Walikota Surabaya saat mengawasi proses pembersihan - Image from kumparan.com
Demo boleh, tapi jangan anarkis
Aksi demonstrasi guna menolak UU Omnibus Law di Surabaya berujung ricuh. Banyak fasilitas umum yang dirusak dan dibakar. Hal ini lah yang kemudian membuat Risma Walikota Surabaya menjadi geram dan marah.
Tri Rismaharini Walikota Surabaya menghadang sekelompok pendemo yang ditangkap polisi saat aksi menolak UU Omnibus Law di Surabaya, pada Kamis (8/10/2020) malam.
Risma memarahi mereka sebab merusak fasilitas umum di Surabaya. Emosi Risma semakin memuncak saat tahu bahwa para pendemo tersebut bukan warga Surabaya. Ada yang mengaku dari Lamongan dan juga Madiun.
"Tega sekali kamu, saya setengah mati bangun kota ini, kamu yang hancurin," kata Risma.
Risma Walikota Surabaya saat marahi pendemo anarkis - Image from kumparan.com
Tak cukup disitu, Risma juga sempat bertanya motif salah satu demonstran asal Lamongan dalam keikutsertaan demo tolak UU Omnibus Law di Surabaya.
"Kamu tahu apa itu UU Omnibus Law?", tanya Risma.
Pemuda tersebut lantas menjawab, "Tahu bu, undang-undang, tapi saya enggak hafal," kata pemuda tersebut.
Kelompok pemuda itu pun kemudian langsung dibawa polisi untuk diproses lebih lanjut.
Usai memarahi sekelompok pemuda yang ditangkap polisi, Risma turut membersihkan kawasan demo dengan memunguti sampah.
Risma melakukan kegiatan bersih-bersih itu di sebagian Jalan Gubernur Suryo sampai ke pertigaan Jalan Tunjungan Surabaya.
Walikota Surabaya tersebut tak gengsi untuk memunguti sampah yang dipenuhi botol air mineral dan batu di sepanjang jalan tersebut, bersama jajara satuan Linmas dan Satpol PP Kota Surabaya.

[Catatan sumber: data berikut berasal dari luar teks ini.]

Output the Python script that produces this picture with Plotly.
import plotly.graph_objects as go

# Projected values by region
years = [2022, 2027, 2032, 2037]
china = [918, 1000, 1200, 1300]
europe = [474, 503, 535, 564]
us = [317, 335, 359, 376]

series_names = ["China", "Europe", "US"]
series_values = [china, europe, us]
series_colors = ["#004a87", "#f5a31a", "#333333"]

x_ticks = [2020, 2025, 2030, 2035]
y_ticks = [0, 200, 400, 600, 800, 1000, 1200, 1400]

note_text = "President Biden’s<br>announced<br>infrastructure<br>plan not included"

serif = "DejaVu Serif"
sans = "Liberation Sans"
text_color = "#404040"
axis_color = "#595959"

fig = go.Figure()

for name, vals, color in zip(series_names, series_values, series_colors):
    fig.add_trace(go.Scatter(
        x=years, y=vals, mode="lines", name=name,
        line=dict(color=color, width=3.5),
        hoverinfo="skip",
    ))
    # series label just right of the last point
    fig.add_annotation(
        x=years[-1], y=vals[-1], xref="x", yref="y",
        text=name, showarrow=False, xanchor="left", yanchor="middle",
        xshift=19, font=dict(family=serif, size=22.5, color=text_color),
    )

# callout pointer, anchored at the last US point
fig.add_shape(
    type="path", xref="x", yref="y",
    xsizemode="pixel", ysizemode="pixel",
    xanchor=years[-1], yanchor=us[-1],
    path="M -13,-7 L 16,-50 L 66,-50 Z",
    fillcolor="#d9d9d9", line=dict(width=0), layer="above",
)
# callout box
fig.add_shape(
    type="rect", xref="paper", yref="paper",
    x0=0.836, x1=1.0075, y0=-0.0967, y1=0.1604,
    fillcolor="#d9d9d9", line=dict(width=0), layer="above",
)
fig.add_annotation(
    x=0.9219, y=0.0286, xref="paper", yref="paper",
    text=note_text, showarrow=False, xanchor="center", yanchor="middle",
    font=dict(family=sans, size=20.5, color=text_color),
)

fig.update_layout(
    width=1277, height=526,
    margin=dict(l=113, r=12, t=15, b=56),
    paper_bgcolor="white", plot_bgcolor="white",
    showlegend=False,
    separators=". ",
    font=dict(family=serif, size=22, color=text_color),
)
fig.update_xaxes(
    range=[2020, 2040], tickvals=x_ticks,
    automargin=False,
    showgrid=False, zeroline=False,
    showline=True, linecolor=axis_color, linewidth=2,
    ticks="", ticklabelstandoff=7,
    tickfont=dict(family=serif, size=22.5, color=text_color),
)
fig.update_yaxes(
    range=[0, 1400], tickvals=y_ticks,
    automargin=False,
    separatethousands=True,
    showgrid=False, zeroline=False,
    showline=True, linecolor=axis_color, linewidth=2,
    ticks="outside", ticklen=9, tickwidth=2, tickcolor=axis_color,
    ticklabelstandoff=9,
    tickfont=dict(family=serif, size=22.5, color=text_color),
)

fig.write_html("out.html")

Seperti diberitakan, polisi melakukan pembubaran paksa aksi demonstrasi tolak UU Omnibus Law di Surabaya Kamis sore pukul 15.30 WIB saat massa mulai bertindak anarkis.
Diketahui banyak dari mereka merusak lampu penerangan jalan dan menjebol pagar Gedung Negara Grahadi sisi selatan.
Saat mobil water canon bergerak, ratusan polisi yang berada di dalam halaman Gedung Grahadi juga serentak membubarkan para pendemo.
Suasana mendadak mencekam karena polisi berulang kali menembakkan gas air mata ke arah massa.
Sementara massa membalas aksi tersebut dengan melempari bermacam benda ke arah Gedung Negara Grahadi di Jalan Gubernur Suryo. Benda-benda yang dilempar, seperti halnya botol air mineral, batu hingga bahan-bahan dari besi lainnya.
Kabag Humas Pemerintah Kota Surabaya Febriadhitya Prajatara. juga turut menanggapi aksi anarkis yang dilakukan para pendemo di Surabaya tersebut. Ia menyayangkan fasilitas publik yang dirusak dan dibakar.
"Kami menyayangkan fasilitas publik dirusak atau dibakar. Mestinya menyuarakan pendapat tetap menjaga aset publik. Itu lebih bagus. Untuk membangun semua itu tidak mudah," ujar Febri.
Setelah aksi demo usai, hasil pantauan lokasi kejadian sejumlah fasilitas publik, menemukan berbagai fasilitas umum yang dirusak dan dibakar.
Mulai dari tempat sampah, tempat bunga di jalan sekitar kawasan Balai Pemuda dirusak dan juga dibakar masyarakat.
Terlihat sejumlah pendemo dengan anarkis mencabut tempat sampah yang terbuat dari seng dan kayu di jalan-jalan kemudian membakarnya di sekitar air mancur kawasan simpang empat.
Febri menjelaskan bahwa saat ini petugas Dinas Kebersihan dan Pertamanan (DKP) Surabaya masih mendaftar fasilitas publik yang dirusak saat aksi demo.
"Ya nanti semua akan diinventarisi berapa kerugian atas kerusakan fasilitas publik," katanya.
Dalam negara demokrasi, demo adalah salah satu upaya penyampaian pendapat yang diperbolehkan. Namun jangan sampai kesempatan bagus ini justru digunakan untuk merugikan diri sendiri dan masyarakat umum.
Jika sudah begitu, apa bedanya pendemo dengan pejabat yang merugikan masyarakat dengan Undang-Undang mereka?